Copy each line of the material below that includes the string "this".

[Dataset items]
=======

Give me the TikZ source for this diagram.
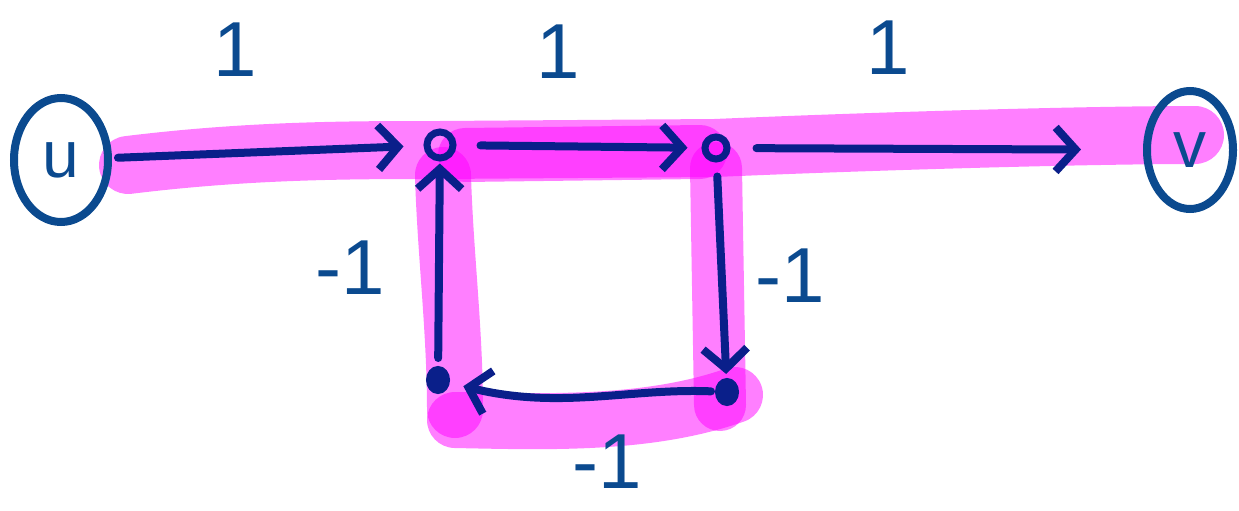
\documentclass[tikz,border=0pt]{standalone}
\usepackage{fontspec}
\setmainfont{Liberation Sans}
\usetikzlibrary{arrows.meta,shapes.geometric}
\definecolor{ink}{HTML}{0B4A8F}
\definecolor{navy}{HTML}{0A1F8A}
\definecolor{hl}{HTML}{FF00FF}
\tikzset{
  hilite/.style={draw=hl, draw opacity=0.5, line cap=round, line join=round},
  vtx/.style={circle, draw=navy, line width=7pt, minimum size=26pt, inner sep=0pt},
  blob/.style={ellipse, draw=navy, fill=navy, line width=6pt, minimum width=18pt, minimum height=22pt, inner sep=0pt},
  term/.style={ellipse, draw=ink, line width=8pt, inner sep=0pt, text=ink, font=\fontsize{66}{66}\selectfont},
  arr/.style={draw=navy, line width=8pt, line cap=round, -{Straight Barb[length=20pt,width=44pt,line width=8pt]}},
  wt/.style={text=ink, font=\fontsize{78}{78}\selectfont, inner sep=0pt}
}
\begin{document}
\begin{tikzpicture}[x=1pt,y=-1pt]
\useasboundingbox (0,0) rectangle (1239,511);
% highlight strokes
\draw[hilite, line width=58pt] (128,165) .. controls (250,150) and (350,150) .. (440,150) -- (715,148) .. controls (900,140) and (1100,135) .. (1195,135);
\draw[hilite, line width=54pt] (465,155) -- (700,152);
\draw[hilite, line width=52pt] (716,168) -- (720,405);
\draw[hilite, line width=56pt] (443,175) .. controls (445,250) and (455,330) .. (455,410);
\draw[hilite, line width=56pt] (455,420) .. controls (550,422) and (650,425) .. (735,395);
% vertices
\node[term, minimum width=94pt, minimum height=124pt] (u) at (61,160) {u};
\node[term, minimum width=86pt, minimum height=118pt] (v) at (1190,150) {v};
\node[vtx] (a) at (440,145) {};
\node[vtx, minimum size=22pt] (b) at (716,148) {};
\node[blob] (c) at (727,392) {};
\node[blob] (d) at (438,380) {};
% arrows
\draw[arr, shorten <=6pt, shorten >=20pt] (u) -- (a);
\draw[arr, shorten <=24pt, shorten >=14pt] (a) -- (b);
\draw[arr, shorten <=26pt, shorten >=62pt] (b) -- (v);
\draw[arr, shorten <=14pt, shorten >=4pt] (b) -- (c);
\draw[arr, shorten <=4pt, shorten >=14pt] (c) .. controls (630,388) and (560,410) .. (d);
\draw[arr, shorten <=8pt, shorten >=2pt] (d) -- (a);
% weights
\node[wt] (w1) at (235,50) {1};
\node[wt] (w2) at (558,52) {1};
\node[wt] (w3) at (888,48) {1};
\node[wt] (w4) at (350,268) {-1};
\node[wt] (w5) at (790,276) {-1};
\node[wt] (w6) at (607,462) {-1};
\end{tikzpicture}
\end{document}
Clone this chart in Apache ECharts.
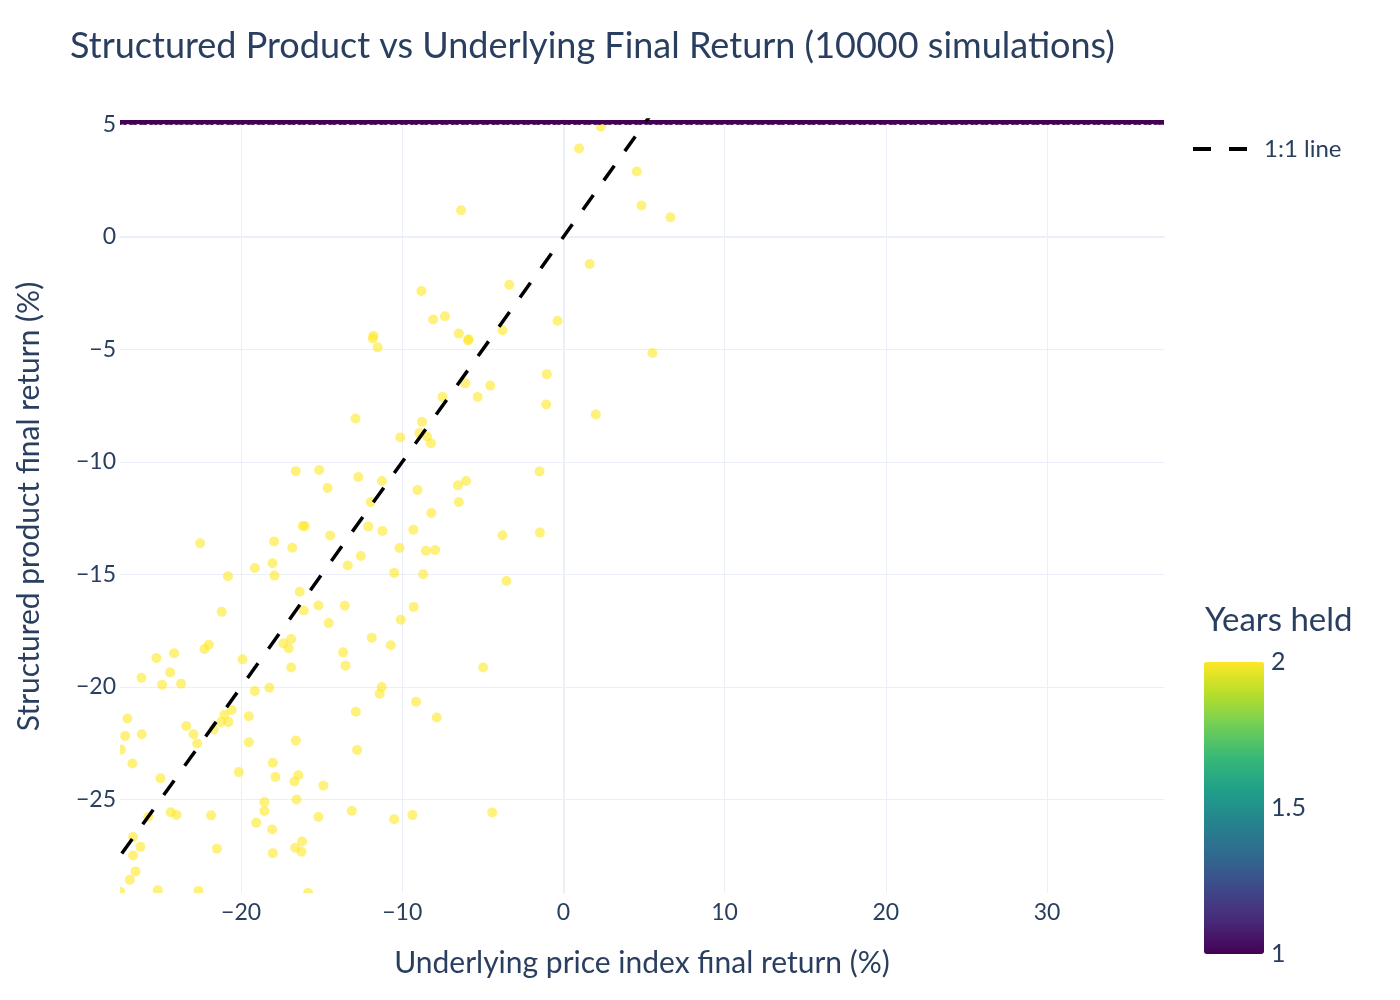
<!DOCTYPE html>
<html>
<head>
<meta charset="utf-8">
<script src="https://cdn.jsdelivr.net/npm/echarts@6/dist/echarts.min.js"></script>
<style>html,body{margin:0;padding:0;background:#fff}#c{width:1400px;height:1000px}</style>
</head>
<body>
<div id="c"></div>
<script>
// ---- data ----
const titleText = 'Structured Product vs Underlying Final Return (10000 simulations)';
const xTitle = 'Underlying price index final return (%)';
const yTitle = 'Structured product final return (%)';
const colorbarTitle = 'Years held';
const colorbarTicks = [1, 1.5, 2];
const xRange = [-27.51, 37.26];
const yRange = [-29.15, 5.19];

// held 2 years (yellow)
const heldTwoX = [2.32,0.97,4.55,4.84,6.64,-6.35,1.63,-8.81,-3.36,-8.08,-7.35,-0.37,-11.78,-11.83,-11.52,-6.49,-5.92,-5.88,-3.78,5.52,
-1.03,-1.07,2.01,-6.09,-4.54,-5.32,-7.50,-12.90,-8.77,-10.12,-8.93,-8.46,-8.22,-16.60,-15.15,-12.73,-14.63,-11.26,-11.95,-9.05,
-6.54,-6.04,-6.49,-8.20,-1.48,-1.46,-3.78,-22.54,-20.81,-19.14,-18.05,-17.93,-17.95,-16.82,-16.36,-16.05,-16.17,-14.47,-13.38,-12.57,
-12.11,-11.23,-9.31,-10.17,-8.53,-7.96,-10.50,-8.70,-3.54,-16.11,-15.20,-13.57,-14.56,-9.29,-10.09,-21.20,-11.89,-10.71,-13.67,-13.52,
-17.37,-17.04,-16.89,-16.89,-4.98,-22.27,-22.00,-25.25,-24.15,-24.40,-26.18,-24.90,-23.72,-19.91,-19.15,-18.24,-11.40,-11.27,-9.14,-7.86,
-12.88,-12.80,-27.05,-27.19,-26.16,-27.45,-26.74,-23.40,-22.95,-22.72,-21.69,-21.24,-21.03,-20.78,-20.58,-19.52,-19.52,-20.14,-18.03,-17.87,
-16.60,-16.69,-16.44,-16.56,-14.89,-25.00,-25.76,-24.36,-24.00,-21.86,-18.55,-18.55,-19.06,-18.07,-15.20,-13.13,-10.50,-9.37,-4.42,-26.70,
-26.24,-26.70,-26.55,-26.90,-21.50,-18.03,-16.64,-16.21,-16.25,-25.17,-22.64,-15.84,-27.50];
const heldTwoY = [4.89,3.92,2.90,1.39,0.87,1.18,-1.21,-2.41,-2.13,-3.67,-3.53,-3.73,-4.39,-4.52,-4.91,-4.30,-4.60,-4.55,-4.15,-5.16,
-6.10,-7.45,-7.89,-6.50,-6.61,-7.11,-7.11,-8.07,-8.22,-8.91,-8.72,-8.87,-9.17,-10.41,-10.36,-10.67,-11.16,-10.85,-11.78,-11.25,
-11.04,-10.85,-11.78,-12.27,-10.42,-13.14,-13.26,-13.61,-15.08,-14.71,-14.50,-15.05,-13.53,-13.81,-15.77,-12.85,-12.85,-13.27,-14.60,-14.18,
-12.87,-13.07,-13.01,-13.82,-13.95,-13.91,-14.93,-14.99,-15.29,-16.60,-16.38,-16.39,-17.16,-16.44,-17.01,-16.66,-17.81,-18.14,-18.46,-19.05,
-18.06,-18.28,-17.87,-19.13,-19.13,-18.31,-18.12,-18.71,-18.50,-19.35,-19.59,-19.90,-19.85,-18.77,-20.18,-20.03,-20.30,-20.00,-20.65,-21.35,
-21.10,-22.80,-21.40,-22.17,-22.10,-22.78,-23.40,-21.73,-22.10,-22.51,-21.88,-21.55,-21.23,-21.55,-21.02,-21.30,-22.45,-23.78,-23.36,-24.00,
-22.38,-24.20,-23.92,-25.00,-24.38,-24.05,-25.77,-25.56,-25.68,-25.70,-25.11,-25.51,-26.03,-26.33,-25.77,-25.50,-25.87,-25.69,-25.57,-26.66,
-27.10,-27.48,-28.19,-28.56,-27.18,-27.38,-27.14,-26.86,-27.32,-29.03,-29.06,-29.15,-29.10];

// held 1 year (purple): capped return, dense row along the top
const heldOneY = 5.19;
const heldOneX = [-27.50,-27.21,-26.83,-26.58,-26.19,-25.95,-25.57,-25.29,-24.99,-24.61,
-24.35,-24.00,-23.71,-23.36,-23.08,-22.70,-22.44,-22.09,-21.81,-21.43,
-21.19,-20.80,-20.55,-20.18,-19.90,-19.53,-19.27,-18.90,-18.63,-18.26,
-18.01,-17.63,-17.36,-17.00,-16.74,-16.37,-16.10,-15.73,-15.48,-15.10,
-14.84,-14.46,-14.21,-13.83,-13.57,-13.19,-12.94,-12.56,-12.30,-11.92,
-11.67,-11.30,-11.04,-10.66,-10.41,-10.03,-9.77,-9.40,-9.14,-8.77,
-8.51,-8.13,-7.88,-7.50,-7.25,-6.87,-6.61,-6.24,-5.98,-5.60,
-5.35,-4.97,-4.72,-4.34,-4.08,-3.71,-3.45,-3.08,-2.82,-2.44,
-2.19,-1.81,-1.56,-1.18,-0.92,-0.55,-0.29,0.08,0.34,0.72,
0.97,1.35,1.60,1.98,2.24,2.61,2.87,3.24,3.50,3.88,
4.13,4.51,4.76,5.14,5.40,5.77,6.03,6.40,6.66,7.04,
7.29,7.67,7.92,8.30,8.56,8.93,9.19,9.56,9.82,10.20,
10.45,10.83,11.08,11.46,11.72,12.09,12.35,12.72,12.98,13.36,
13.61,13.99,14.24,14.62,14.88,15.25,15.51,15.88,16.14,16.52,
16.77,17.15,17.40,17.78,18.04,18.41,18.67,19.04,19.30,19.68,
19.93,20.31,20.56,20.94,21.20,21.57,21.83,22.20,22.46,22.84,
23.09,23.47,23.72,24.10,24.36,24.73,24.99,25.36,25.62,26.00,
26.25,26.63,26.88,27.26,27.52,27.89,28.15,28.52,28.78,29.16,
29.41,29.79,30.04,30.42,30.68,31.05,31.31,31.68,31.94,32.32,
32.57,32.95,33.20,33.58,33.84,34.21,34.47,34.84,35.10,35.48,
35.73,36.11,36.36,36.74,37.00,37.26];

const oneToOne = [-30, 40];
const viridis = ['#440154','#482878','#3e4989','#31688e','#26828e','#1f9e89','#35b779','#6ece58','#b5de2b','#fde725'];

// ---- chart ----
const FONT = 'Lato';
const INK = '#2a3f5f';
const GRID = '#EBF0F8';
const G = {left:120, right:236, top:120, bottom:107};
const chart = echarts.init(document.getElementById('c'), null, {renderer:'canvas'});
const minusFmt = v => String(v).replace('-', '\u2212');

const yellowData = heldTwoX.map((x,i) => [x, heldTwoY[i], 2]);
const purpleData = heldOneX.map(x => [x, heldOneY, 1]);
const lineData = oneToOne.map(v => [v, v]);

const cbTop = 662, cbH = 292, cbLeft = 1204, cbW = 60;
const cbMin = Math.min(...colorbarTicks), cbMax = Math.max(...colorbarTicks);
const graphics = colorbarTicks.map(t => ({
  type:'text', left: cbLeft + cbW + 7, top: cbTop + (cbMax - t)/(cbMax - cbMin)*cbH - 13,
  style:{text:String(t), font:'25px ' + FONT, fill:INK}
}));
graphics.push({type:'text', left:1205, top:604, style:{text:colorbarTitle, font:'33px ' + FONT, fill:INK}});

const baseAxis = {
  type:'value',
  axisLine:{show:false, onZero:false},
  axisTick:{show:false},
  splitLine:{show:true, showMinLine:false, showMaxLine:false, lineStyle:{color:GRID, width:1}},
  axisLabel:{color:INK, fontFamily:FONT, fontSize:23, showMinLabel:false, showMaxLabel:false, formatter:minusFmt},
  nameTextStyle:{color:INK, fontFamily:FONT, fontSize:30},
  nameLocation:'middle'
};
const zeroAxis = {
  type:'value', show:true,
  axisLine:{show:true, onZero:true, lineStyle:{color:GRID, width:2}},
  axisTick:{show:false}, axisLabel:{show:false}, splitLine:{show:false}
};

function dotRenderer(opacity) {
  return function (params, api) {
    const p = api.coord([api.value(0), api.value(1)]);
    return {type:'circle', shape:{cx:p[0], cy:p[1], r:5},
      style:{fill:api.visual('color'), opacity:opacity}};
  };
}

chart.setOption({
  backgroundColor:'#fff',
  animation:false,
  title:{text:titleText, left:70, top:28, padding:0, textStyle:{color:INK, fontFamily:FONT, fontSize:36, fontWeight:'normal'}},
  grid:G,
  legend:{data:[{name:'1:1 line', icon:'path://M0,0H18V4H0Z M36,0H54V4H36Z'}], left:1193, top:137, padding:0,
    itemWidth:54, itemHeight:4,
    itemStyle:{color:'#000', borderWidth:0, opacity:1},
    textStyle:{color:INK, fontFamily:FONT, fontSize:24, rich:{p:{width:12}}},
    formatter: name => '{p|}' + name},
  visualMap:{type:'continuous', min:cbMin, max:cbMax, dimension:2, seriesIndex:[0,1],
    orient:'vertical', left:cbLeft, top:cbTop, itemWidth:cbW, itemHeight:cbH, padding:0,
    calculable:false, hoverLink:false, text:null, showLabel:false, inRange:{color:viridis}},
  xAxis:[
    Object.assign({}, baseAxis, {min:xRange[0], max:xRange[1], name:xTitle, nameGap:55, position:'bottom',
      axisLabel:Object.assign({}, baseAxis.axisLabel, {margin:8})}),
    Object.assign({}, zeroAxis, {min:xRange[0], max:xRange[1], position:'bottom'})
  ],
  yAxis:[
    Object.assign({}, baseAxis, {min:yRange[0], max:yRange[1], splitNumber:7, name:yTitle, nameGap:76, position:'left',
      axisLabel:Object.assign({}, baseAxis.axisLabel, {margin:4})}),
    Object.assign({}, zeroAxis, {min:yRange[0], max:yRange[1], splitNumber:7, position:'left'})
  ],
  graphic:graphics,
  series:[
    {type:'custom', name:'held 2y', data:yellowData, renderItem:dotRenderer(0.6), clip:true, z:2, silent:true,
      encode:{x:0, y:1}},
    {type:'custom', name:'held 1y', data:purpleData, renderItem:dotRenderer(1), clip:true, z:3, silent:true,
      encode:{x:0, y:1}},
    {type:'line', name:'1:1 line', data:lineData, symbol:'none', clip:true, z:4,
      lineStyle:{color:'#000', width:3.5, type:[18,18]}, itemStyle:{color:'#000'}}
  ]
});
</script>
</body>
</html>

=======

REPLY:
Give me the TikZ source for this diagram.
Clone this chart in Apache ECharts.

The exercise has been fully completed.